Count the lines that include the string "code", and give only that number.

--- Start of RECORDS TO PROCESS ---

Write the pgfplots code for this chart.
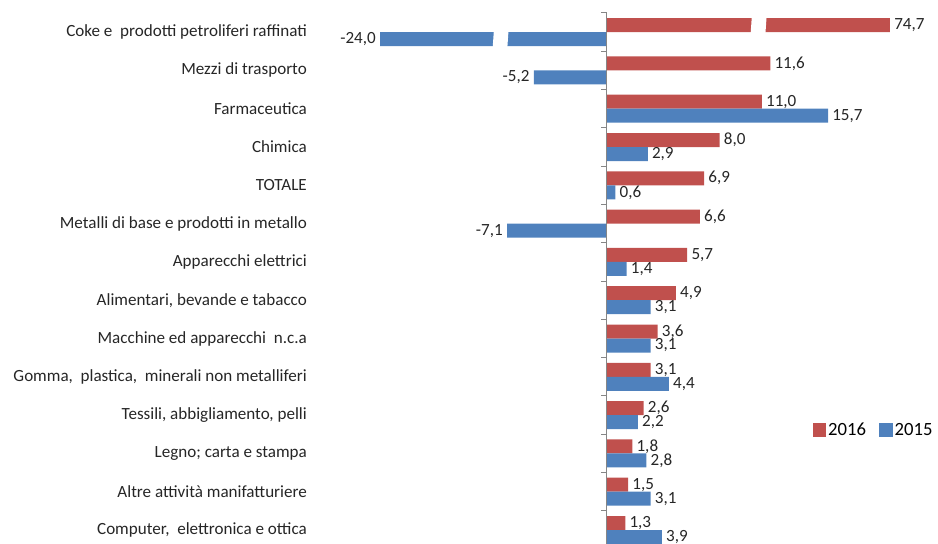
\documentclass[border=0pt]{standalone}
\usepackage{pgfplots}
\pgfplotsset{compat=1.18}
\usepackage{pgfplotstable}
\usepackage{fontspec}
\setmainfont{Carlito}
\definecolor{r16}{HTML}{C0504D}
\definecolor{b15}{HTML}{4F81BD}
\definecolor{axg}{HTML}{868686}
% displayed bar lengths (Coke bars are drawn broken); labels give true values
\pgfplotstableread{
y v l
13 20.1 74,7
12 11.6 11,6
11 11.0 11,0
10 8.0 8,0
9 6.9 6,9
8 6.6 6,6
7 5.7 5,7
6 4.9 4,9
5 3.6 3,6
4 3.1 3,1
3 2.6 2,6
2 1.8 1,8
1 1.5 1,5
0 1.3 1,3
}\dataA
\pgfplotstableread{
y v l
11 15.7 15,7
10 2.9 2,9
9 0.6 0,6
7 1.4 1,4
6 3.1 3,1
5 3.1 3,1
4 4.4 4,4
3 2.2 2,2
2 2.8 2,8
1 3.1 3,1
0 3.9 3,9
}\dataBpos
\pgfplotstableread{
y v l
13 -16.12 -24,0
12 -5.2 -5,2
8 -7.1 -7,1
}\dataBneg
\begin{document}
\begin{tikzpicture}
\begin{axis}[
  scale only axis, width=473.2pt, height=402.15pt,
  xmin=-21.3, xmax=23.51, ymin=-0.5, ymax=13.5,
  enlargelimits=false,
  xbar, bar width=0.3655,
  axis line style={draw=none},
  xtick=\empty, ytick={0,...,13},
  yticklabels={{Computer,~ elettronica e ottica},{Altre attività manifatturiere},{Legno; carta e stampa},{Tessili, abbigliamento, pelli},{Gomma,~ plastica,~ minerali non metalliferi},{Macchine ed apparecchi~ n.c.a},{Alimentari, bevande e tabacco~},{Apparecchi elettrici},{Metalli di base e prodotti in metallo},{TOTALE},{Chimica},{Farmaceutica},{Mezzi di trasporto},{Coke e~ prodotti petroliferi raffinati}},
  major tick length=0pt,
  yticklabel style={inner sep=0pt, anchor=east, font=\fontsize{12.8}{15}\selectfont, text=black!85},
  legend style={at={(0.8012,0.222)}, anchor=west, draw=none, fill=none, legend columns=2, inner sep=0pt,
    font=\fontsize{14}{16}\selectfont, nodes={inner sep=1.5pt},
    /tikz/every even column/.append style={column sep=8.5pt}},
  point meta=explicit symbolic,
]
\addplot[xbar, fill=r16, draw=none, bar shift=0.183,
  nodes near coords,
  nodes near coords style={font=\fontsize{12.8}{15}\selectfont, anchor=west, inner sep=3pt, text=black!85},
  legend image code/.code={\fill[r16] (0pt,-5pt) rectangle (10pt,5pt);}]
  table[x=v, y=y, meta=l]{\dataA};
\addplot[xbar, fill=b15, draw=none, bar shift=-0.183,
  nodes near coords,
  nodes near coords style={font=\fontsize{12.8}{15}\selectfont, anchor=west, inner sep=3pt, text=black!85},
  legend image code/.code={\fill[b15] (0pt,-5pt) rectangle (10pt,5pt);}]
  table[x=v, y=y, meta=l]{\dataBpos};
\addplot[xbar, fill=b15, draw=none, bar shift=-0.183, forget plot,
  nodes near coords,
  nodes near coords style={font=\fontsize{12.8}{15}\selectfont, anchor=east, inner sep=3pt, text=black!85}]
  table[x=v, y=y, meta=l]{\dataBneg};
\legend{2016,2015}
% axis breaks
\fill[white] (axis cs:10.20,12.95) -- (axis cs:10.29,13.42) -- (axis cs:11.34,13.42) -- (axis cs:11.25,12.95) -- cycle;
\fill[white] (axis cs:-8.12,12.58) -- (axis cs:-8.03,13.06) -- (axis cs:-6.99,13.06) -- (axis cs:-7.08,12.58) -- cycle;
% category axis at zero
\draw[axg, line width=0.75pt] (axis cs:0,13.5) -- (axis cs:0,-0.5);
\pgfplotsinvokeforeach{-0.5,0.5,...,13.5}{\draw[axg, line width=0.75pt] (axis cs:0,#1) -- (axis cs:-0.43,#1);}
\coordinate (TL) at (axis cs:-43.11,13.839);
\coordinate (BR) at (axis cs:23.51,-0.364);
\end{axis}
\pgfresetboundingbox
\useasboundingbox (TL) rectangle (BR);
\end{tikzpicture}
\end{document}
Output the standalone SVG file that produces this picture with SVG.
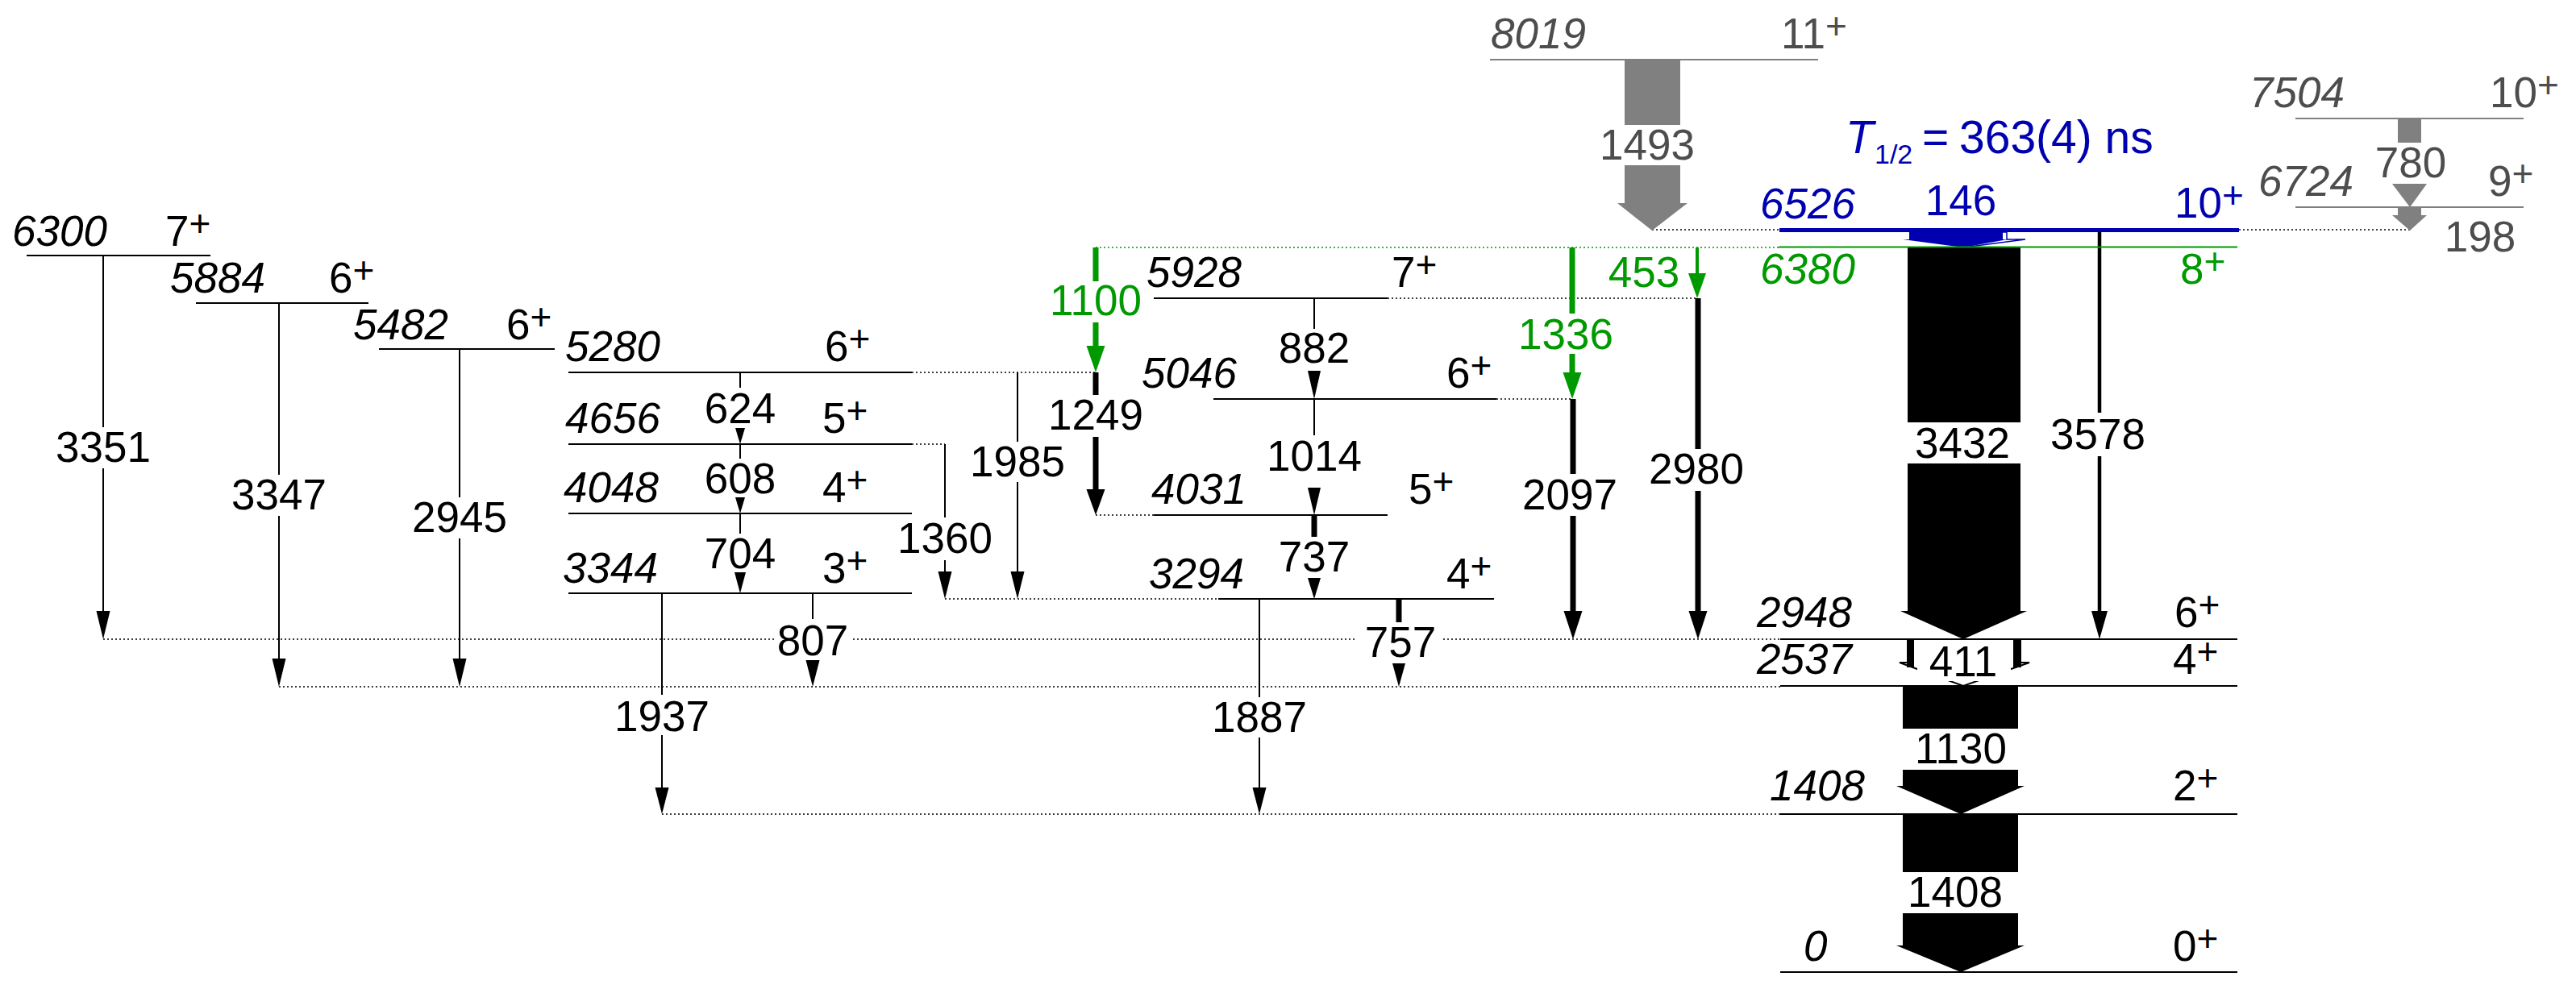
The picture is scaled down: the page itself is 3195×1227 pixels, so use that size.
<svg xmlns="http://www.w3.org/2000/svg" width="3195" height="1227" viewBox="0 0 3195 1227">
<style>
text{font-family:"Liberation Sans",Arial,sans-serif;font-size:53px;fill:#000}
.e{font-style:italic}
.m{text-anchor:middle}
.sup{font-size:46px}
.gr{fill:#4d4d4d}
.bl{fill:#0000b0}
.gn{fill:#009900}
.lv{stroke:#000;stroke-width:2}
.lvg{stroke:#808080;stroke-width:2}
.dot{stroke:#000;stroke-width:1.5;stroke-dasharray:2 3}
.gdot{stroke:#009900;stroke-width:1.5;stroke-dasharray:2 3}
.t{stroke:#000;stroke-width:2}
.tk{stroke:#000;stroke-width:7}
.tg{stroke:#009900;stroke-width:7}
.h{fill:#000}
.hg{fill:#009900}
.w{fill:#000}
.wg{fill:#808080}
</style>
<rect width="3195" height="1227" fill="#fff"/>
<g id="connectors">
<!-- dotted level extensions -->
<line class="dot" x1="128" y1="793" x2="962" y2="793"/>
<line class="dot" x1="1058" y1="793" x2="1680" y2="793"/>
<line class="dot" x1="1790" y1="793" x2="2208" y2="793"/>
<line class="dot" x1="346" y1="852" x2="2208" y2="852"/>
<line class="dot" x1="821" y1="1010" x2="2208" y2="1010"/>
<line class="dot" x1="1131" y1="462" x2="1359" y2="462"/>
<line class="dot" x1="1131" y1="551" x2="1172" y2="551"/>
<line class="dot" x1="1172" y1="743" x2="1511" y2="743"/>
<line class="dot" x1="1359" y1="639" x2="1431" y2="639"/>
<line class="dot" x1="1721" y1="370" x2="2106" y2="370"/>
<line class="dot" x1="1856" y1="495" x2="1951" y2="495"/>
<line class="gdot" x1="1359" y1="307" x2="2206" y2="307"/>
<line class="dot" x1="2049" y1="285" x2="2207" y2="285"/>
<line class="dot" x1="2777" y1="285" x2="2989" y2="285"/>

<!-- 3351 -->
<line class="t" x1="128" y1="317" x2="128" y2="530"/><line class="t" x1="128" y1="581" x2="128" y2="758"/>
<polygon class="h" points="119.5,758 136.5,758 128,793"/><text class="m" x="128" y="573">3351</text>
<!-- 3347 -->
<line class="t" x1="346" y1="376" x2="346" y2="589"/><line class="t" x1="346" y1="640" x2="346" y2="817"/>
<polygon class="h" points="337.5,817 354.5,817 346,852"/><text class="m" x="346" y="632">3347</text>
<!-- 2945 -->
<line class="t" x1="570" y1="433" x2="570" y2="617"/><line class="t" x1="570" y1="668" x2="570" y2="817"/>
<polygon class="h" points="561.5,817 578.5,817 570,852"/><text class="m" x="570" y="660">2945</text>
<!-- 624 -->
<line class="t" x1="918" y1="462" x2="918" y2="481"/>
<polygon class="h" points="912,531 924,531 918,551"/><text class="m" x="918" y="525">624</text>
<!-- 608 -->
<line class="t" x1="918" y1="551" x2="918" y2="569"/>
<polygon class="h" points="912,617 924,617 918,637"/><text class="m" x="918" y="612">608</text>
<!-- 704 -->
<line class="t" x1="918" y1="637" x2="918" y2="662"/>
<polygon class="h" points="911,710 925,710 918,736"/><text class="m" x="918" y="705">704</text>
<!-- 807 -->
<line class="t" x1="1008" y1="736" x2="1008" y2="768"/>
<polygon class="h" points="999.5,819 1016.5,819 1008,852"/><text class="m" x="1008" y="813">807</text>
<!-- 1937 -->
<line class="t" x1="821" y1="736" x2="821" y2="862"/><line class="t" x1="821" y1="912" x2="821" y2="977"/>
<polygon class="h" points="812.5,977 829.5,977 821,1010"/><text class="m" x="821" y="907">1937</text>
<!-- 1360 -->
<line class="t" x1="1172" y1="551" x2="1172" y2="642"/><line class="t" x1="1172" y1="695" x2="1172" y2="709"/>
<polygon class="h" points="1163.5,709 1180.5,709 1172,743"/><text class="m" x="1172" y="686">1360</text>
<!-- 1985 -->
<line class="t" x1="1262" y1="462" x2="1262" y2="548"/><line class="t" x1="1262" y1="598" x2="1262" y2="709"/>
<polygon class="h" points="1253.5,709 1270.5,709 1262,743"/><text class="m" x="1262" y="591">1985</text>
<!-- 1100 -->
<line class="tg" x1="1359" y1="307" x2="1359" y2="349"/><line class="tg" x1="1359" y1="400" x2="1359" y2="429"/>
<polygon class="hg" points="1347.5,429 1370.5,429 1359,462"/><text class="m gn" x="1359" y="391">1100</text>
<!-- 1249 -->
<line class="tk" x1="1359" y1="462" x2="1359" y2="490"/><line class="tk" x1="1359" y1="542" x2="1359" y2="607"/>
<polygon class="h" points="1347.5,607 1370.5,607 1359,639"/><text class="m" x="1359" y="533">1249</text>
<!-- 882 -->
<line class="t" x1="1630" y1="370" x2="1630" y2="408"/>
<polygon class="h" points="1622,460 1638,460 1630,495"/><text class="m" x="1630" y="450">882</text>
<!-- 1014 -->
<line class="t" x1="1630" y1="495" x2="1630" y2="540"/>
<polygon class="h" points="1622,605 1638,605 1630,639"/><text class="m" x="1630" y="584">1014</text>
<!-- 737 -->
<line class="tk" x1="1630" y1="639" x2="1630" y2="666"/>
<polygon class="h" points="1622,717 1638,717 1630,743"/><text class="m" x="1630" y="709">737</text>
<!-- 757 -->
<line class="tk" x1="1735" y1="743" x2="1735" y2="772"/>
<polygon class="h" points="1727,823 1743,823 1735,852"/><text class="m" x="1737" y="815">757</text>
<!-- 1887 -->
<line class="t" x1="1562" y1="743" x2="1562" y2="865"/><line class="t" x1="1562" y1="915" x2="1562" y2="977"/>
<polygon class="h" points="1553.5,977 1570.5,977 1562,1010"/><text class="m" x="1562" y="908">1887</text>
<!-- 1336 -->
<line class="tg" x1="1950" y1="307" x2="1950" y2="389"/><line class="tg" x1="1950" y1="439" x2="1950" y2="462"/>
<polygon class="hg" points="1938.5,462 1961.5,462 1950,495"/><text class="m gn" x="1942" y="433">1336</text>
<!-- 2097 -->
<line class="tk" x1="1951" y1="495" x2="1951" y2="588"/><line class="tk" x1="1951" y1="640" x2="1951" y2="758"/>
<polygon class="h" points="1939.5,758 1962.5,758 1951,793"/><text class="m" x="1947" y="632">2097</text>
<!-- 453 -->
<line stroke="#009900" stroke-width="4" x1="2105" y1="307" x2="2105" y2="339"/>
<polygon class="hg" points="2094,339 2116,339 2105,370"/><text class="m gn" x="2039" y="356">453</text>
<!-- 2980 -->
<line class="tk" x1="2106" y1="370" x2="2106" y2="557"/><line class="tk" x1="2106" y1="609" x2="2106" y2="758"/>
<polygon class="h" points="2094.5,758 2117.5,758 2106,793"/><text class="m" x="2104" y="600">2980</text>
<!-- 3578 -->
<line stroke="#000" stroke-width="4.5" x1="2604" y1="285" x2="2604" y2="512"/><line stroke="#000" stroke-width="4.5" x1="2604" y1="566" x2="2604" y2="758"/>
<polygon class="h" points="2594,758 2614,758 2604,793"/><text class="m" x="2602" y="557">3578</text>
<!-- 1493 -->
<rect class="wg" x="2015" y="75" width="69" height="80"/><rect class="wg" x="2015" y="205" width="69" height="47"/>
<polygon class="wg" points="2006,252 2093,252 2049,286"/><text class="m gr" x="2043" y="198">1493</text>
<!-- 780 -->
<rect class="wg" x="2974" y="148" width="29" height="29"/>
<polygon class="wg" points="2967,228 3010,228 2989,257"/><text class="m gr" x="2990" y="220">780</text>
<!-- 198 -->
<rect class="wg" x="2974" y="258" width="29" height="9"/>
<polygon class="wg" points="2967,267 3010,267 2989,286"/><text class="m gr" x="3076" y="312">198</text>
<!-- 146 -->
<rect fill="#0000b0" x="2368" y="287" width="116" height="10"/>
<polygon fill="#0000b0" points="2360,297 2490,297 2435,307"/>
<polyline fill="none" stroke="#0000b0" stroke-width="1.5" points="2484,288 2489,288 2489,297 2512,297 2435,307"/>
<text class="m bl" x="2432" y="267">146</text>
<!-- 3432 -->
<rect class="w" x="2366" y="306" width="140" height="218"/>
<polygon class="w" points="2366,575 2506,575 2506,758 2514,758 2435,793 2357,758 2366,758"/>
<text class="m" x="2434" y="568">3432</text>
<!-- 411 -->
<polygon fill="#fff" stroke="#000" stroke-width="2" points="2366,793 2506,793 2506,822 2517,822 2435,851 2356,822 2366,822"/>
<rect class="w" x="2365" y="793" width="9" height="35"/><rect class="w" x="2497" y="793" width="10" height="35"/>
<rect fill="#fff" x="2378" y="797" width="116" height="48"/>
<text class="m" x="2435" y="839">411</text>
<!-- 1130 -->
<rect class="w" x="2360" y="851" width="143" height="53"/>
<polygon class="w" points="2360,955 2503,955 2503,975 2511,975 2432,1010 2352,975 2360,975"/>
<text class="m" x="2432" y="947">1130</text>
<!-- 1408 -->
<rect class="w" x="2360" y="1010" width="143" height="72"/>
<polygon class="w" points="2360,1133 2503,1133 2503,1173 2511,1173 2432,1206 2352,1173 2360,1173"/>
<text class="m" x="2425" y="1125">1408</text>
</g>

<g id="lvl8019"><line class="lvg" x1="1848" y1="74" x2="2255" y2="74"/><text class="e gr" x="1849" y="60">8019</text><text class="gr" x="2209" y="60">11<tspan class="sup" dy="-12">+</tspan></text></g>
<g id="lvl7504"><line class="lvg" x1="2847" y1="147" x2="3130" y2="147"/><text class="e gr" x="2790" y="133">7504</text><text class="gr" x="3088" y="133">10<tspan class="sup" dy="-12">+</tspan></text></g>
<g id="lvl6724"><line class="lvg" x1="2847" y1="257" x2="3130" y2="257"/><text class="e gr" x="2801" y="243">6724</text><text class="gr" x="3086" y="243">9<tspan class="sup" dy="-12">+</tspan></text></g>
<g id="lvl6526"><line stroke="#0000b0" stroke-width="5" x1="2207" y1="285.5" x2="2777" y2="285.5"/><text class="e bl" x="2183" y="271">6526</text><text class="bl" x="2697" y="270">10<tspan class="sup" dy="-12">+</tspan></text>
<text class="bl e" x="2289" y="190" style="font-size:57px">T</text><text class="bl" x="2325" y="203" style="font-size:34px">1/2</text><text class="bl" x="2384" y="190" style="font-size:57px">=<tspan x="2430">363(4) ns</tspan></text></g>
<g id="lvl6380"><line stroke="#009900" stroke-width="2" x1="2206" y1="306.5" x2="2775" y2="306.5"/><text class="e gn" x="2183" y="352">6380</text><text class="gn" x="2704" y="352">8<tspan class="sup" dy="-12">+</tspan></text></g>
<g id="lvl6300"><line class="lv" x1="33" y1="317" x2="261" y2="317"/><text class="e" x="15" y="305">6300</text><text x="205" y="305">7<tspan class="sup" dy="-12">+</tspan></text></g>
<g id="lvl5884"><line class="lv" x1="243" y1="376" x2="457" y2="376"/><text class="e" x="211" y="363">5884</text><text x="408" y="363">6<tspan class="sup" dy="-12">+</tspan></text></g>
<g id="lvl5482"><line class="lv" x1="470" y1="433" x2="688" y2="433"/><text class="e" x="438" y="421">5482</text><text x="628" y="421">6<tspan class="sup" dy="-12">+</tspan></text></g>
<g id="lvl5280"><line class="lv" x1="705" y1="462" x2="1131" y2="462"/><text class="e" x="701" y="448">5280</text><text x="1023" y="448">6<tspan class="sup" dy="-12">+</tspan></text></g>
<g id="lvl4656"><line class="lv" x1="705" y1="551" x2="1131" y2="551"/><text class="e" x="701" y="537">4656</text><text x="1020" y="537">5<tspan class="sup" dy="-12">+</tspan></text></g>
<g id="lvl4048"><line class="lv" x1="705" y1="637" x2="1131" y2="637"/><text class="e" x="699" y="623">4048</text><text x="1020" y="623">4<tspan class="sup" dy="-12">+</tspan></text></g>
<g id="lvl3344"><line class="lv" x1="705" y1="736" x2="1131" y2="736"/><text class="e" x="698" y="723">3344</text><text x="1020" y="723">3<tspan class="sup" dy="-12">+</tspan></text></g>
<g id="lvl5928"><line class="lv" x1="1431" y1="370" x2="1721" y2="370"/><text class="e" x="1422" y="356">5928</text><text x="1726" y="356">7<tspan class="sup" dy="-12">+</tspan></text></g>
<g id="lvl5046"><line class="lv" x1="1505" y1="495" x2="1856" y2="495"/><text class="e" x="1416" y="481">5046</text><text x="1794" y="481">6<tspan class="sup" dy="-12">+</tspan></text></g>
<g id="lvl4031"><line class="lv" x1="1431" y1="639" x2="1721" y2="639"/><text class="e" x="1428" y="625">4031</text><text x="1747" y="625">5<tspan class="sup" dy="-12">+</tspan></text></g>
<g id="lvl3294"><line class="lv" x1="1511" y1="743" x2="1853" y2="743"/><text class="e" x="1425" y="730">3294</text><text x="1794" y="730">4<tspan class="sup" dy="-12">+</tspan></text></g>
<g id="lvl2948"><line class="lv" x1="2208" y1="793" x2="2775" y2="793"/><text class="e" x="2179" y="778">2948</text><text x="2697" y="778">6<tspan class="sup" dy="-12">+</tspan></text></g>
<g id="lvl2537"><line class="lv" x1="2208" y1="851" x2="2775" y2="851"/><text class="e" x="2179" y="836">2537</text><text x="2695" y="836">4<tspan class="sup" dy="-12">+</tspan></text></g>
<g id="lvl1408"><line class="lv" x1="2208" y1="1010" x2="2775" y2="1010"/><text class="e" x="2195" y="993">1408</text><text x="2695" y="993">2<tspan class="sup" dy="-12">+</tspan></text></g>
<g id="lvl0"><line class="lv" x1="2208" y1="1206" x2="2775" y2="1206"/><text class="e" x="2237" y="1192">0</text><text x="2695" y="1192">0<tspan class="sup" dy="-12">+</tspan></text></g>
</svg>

--- End of RECORDS TO PROCESS ---

• _TASK SOLUTION_
3